Bölümün son konuşmacısı İTÜ Asistan direnişinden Sema Alaçam idi. İstanbul Teknik Üniversitesi’nde altı yıldır araştırma görevlisi olarak çalıştığını belirten Alaçam, “Geçtiğimiz Ağustos ayında birden artık çalışan olmadığımız söylendi, lisansüstü öğrenciliğimiz bittiği için istihdam edilmeyeceğimiz belirtildi. Doktora ve yüksek lisanslarını tamamlayanların herhangi bir hukuki dayanak olmadan atılmaları talimatı rektörlük tarafından gönderildi. Bölüm bölüm dolaşarak, sendikalı, sendikasız arkadaşlarla görüştük.” diyerek atılma sürecinde yaşadıklarını ve direnişe başlama sürecini anlattı.

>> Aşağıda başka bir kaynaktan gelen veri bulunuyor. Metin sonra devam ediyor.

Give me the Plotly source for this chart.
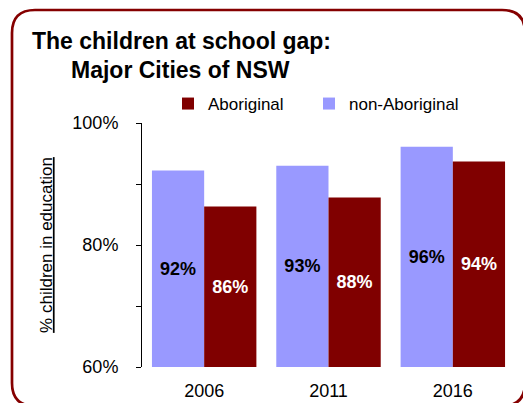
import plotly.graph_objects as go

years = ["2006", "2011", "2016"]
non_aboriginal = [92.2, 93.0, 96.1]
aboriginal = [86.3, 87.8, 93.7]
y_ticks = [60, 80, 100]
y_tick_labels = ["60%", "80%", "100%"]

BASE = 60
FONT = "Liberation Sans, Arial, sans-serif"

fig = go.Figure()
fig.add_trace(go.Bar(
    name="non-Aboriginal", x=years, y=[v - BASE for v in non_aboriginal], base=BASE,
    customdata=non_aboriginal, texttemplate="<b>%{customdata:.0f}%</b>",
    textposition="inside", insidetextanchor="middle", textangle=0,
    textfont=dict(color="black", size=18, family=FONT),
    marker=dict(color="#9999FF", line=dict(width=0)), legend="legend2",
))
fig.add_trace(go.Bar(
    name="Aboriginal", x=years, y=[v - BASE for v in aboriginal], base=BASE,
    customdata=aboriginal, texttemplate="<b>%{customdata:.0f}%</b>",
    textposition="inside", insidetextanchor="middle", textangle=0,
    textfont=dict(color="white", size=18, family=FONT),
    marker=dict(color="#800000", line=dict(width=0)), legend="legend",
))

OFF = 8  # page body margin
W, H = 531 - OFF, 403 - OFF
L, T = 142 - OFF, 123 - OFF
R = W - (515 - OFF)
B = H - (367 - OFF)
pw, ph = W - L - R, H - T - B

def px(x):
    return (x - OFF - L) / pw

def py(y):
    return (H - B - (y - OFF)) / ph

# rounded border
x0, x1, y0, y1 = px(12), px(525), py(10), py(406)
rx, ry = 23 / pw, 23 / ph
path = (f"M {x0+rx},{y0} L {x1-rx},{y0} Q {x1},{y0} {x1},{y0-ry} "
        f"L {x1},{y1+ry} Q {x1},{y1} {x1-rx},{y1} L {x0+rx},{y1} "
        f"Q {x0},{y1} {x0},{y1+ry} L {x0},{y0-ry} Q {x0},{y0} {x0+rx},{y0} Z")
fig.add_shape(type="path", path=path, xref="paper", yref="paper",
              line=dict(color="#850000", width=2.7), layer="below")

fig.add_annotation(text="<b>The children at school gap:</b>", x=px(30), y=py(41),
                   xref="paper", yref="paper", xanchor="left", yanchor="middle",
                   showarrow=False, font=dict(size=23, family=FONT, color="black"))
fig.add_annotation(text="<b>Major Cities of NSW</b>", x=px(69), y=py(70),
                   xref="paper", yref="paper", xanchor="left", yanchor="middle",
                   showarrow=False, font=dict(size=23, family=FONT, color="black"))

legend_style = dict(orientation="h", yanchor="middle", xanchor="left",
                    font=dict(size=17, family=FONT), bgcolor="rgba(0,0,0,0)")

fig.update_layout(
    width=W, height=H,
    margin=dict(l=L, r=R, t=T, b=B, autoexpand=False),
    paper_bgcolor="white", plot_bgcolor="white",
    barmode="group", bargap=0.16, bargroupgap=0,
    font=dict(family=FONT, color="black"),
    showlegend=True,
    legend=dict(x=px(168), y=py(104), **legend_style),
    legend2=dict(x=px(309), y=py(104), **legend_style),
)
fig.update_xaxes(showline=False, ticks="", tickfont=dict(size=18, family=FONT),
                 ticklabelstandoff=11, showgrid=False, zeroline=False)
fig.update_yaxes(range=[60, 100], tickvals=y_ticks, ticktext=y_tick_labels,
                 showline=True, linecolor="black", linewidth=1,
                 ticks="outside", ticklen=5, tickcolor="black", tickwidth=1,
                 minor=dict(dtick=10, tick0=60, ticks="outside", ticklen=5, tickcolor="black", showgrid=False),
                 tickfont=dict(size=18, family=FONT), ticklabelstandoff=14,
                 showgrid=False, zeroline=False,
                 title=dict(text="% children in education", standoff=15,
                            font=dict(size=17, family=FONT, lineposition="under")))

fig.write_html("out.html")
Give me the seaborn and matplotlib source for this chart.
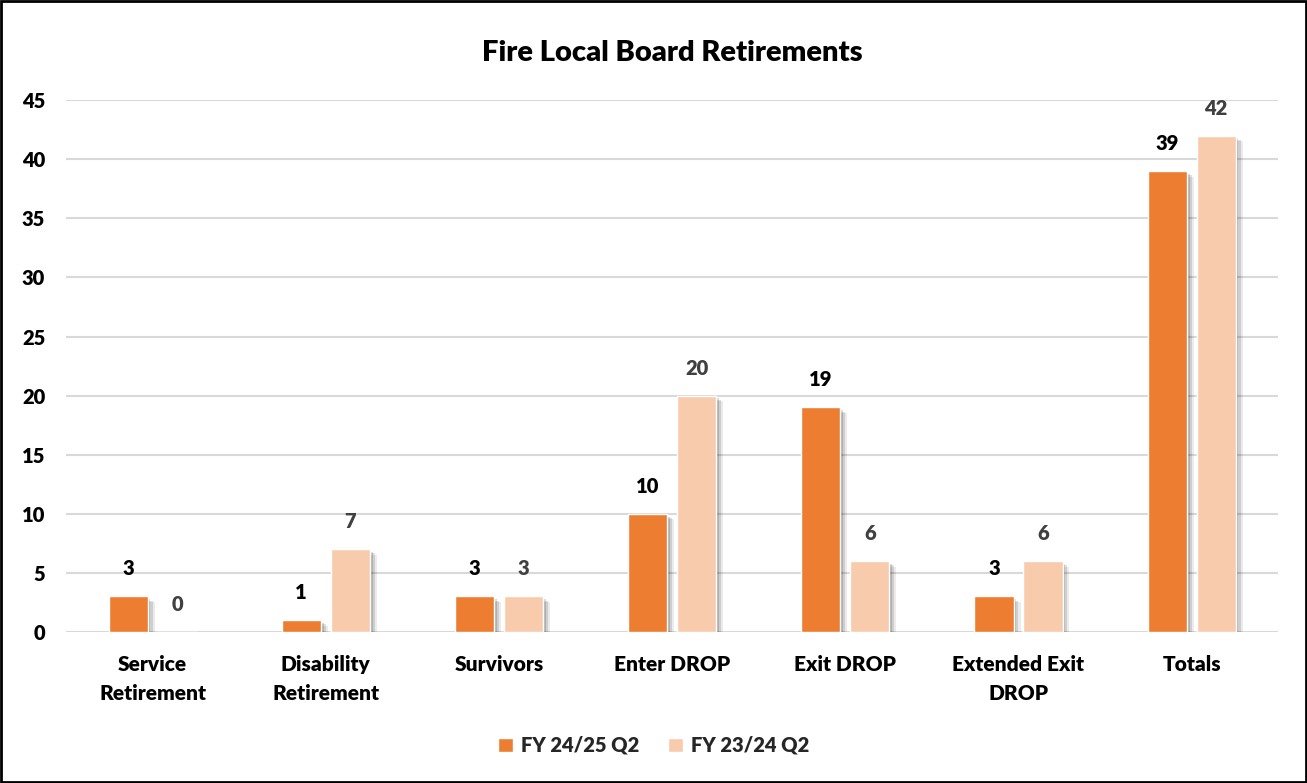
import matplotlib
matplotlib.use("Agg")
import matplotlib.pyplot as plt
import matplotlib.patheffects as pe
import seaborn as sns
import pandas as pd

categories = ["Service\nRetirement", "Disability\nRetirement", "Survivors", "Enter DROP",
              "Exit DROP", "Extended Exit\nDROP", "Totals"]
series_names = ["FY 24/25 Q2", "FY 23/24 Q2"]
fy2425 = [3, 1, 3, 10, 19, 3, 39]
fy2324 = [0, 7, 3, 20, 6, 6, 42]
y_ticks = [0, 5, 10, 15, 20, 25, 30, 35, 40, 45]

colors = ["#ED7D31", "#F8CBAD"]
label_colors = ["#000000", "#404040"]
W = "heavy"

df = pd.DataFrame({
    "category": categories * 2,
    "series": [series_names[0]] * len(categories) + [series_names[1]] * len(categories),
    "value": fy2425 + fy2324,
})

sns.set_theme(style="white")
plt.rcParams["font.family"] = ["Lato", "DejaVu Sans"]
plt.rcParams["font.weight"] = W

fig = plt.figure(figsize=(13.07, 7.83), dpi=100)
ax = fig.add_axes([0.0505, 0.193, 0.9275, 0.679])

sns.barplot(data=df, x="category", y="value", hue="series", order=categories,
            hue_order=series_names, palette=colors, width=0.565, gap=0.2,
            ax=ax, saturation=1, legend=True, zorder=3)

shadow = [pe.SimplePatchShadow(offset=(5, -4), shadow_rgbFace="black", alpha=0.08),
          pe.SimplePatchShadow(offset=(3.5, -3), shadow_rgbFace="black", alpha=0.12),
          pe.SimplePatchShadow(offset=(2, -2), shadow_rgbFace="black", alpha=0.15),
          pe.Normal()]
for p in ax.patches:
    if p.get_height() > 0:
        p.set_path_effects(shadow)

for i, cont in enumerate(ax.containers):
    ax.bar_label(cont, labels=[str(int(v)) for v in (fy2425 if i == 0 else fy2324)],
                 padding=13, fontsize=14.5, fontweight=W, color=label_colors[i])

ax.set_ylim(0, 45)
ax.set_xlim(-0.5, len(categories) - 0.5)
ax.set_yticks(y_ticks)
ax.set_yticklabels([str(t) for t in y_ticks], fontsize=14.5, fontweight=W, color="black")
ax.tick_params(axis="y", length=0, pad=15)
ax.tick_params(axis="x", length=0, pad=17)
for lab in ax.get_xticklabels():
    lab.set_fontsize(15)
    lab.set_fontweight(W)
    lab.set_color("black")
    lab.set_linespacing(1.6)
ax.set_xlabel("")
ax.set_ylabel("")
ax.grid(axis="y", color="#D9D9D9", linewidth=1.5, zorder=0)
ax.set_axisbelow(True)
for s in ax.spines.values():
    s.set_visible(False)

ax.set_title("Fire Local Board Retirements", fontsize=21, fontweight=W, color="black", pad=28)

handles, labels = ax.get_legend_handles_labels()
ax.legend(handles, labels, loc="center", bbox_to_anchor=(0.5, 0.048), bbox_transform=fig.transFigure,
          ncol=2, frameon=False, handlelength=0.75, handleheight=0.75,
          handletextpad=0.4, columnspacing=1.4, prop={"weight": W, "size": 14.5})

fig.patches.append(plt.Rectangle((0.001, 0.001), 0.998, 0.998, transform=fig.transFigure,
                                 fill=False, edgecolor="black", linewidth=2))

fig.savefig("out.png", dpi=100)
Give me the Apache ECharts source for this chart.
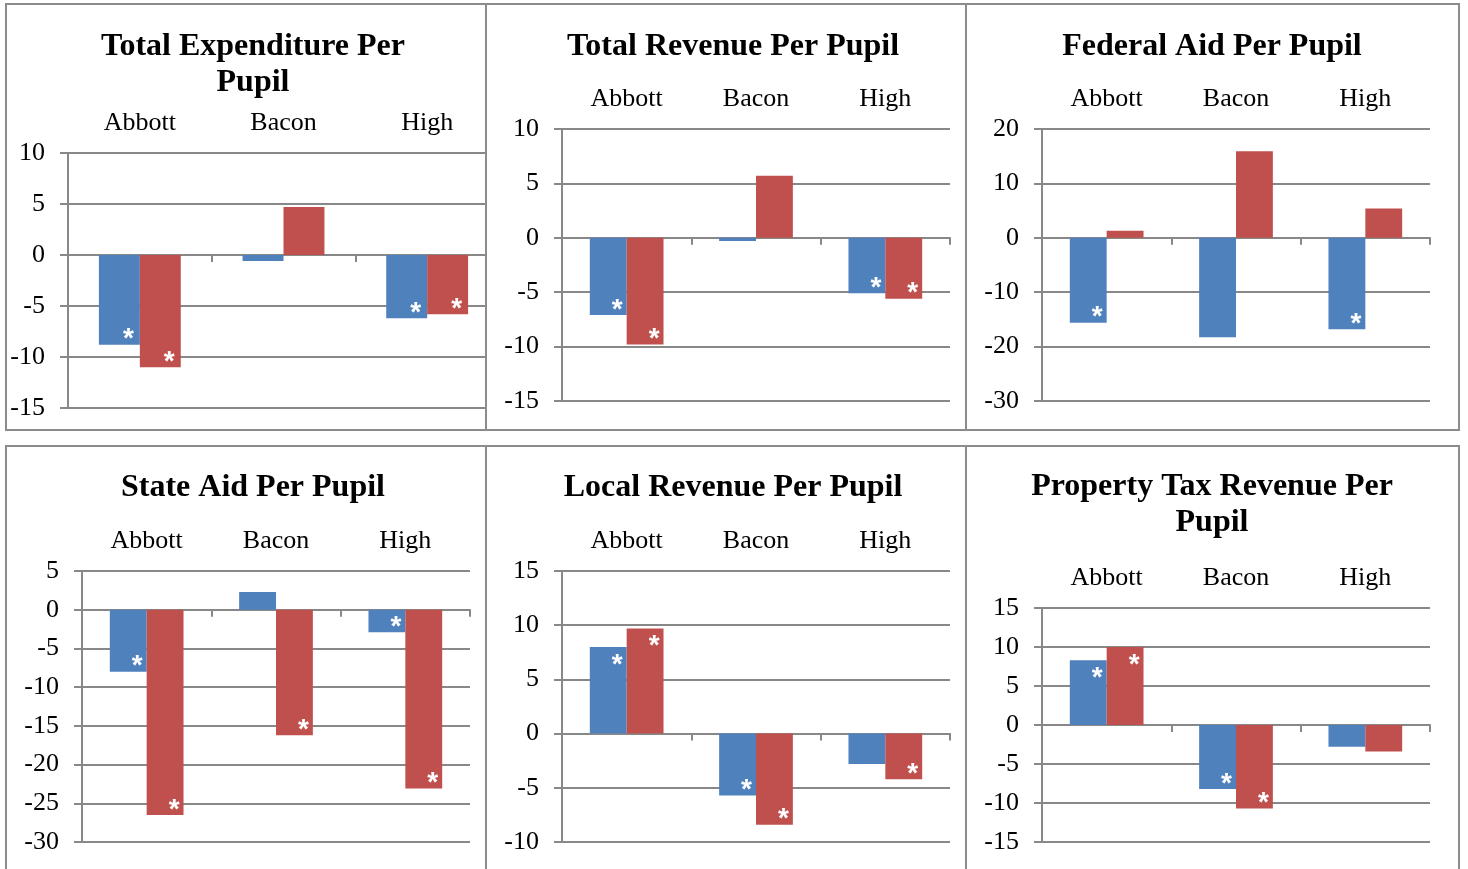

Oturumda, son olarak İTO-Teknopark direnişinden çalıştaya katılamayan ancak bir mektup gönderen Burçin Kuz’un mektubunu TMMOB’den Selma Eroğlu Okudu. Burçin Kuz sunumunda Teknopark direnişinde tek kadın mimar olarak neler yaşadığını anlatıyordu.
Çalıştayın sonunda, MARE Kadın Sesleri Topluluğu’nun şarkıları eşliğinde yorgunluk atan kadınlar, başka çalışmalarda bir araya gelme dilekleriyle salondan ayrıldılar.